» **Task to carry out**
Copy out every line that contains "matplotlib".

>>>

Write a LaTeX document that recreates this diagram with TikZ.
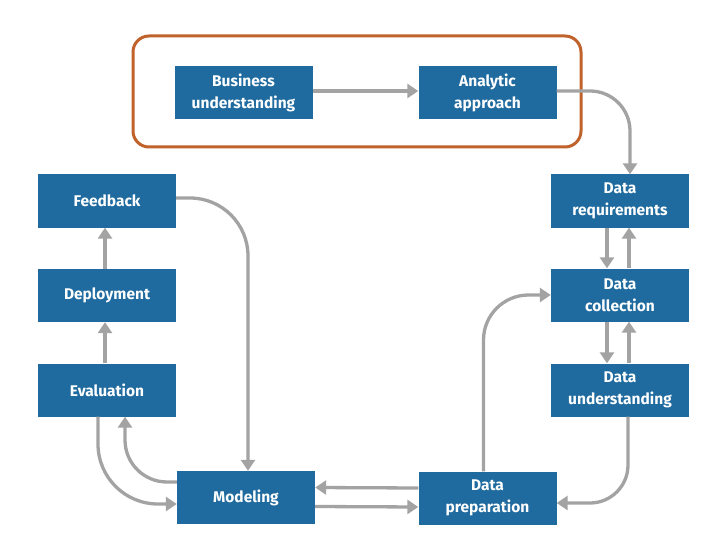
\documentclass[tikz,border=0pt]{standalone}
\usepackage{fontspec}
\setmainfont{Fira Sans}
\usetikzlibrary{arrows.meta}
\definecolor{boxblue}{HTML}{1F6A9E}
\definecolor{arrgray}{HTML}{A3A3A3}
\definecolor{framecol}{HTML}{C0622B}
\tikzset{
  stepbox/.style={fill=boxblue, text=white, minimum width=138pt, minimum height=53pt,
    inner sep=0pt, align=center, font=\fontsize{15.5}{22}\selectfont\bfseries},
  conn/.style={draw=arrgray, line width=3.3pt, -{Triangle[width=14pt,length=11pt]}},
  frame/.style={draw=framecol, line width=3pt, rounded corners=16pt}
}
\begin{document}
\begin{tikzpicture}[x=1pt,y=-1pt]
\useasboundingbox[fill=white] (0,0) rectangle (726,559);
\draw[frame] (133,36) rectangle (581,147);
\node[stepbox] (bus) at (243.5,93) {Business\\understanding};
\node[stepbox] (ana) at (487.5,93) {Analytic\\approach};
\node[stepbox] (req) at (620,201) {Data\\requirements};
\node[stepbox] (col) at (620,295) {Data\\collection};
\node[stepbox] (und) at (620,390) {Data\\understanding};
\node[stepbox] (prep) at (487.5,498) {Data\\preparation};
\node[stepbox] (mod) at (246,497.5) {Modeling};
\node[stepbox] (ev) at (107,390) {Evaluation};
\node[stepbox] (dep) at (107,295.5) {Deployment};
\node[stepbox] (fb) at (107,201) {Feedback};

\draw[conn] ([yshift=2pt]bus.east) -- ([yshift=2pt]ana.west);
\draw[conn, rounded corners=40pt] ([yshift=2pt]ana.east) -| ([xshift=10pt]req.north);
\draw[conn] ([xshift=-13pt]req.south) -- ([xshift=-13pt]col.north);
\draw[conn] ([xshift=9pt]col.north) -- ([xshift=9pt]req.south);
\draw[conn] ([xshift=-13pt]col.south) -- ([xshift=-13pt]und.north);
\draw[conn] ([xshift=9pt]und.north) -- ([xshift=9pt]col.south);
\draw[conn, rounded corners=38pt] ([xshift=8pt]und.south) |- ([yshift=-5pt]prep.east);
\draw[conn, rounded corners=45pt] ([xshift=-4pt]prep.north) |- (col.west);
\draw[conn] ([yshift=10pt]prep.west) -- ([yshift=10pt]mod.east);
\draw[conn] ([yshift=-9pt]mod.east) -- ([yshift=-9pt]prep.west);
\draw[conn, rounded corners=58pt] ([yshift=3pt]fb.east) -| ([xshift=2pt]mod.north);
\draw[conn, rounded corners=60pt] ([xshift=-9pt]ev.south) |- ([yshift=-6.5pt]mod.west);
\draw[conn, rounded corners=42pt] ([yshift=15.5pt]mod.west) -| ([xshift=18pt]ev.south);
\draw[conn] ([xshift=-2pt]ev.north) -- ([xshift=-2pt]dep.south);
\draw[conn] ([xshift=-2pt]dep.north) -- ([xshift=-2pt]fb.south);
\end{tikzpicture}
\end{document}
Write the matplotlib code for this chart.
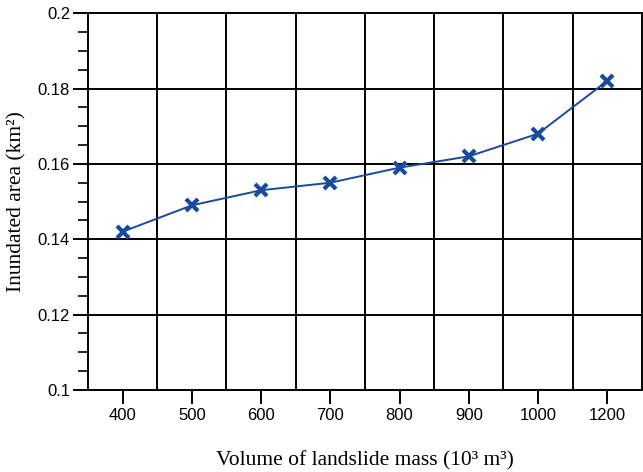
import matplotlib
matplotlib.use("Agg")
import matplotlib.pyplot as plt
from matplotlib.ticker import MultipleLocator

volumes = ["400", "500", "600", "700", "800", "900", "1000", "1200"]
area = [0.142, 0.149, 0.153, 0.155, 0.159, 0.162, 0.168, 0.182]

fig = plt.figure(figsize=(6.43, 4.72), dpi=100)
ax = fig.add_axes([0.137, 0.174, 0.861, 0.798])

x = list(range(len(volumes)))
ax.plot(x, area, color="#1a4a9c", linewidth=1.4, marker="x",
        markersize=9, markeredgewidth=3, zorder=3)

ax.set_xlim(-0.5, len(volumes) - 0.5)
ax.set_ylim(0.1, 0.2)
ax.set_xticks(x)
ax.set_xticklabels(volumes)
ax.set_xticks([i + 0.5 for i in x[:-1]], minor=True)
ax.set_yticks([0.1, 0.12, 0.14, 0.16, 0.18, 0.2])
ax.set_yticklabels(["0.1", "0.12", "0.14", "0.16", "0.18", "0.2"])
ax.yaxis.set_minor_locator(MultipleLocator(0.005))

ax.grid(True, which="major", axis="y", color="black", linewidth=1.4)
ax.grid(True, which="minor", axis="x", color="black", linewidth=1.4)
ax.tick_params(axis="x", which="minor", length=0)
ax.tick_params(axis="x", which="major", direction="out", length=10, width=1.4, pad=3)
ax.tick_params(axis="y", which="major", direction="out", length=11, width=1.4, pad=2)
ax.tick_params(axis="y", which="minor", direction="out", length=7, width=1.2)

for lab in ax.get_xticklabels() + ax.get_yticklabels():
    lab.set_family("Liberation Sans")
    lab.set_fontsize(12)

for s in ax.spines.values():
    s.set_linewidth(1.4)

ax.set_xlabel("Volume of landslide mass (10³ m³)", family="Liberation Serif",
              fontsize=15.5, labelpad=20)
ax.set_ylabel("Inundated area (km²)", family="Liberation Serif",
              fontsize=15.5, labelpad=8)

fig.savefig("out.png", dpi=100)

<<<

» **Exercise answer**
Write the matplotlib code for this chart.
import matplotlib
matplotlib.use("Agg")
import matplotlib.pyplot as plt
from matplotlib.ticker import MultipleLocator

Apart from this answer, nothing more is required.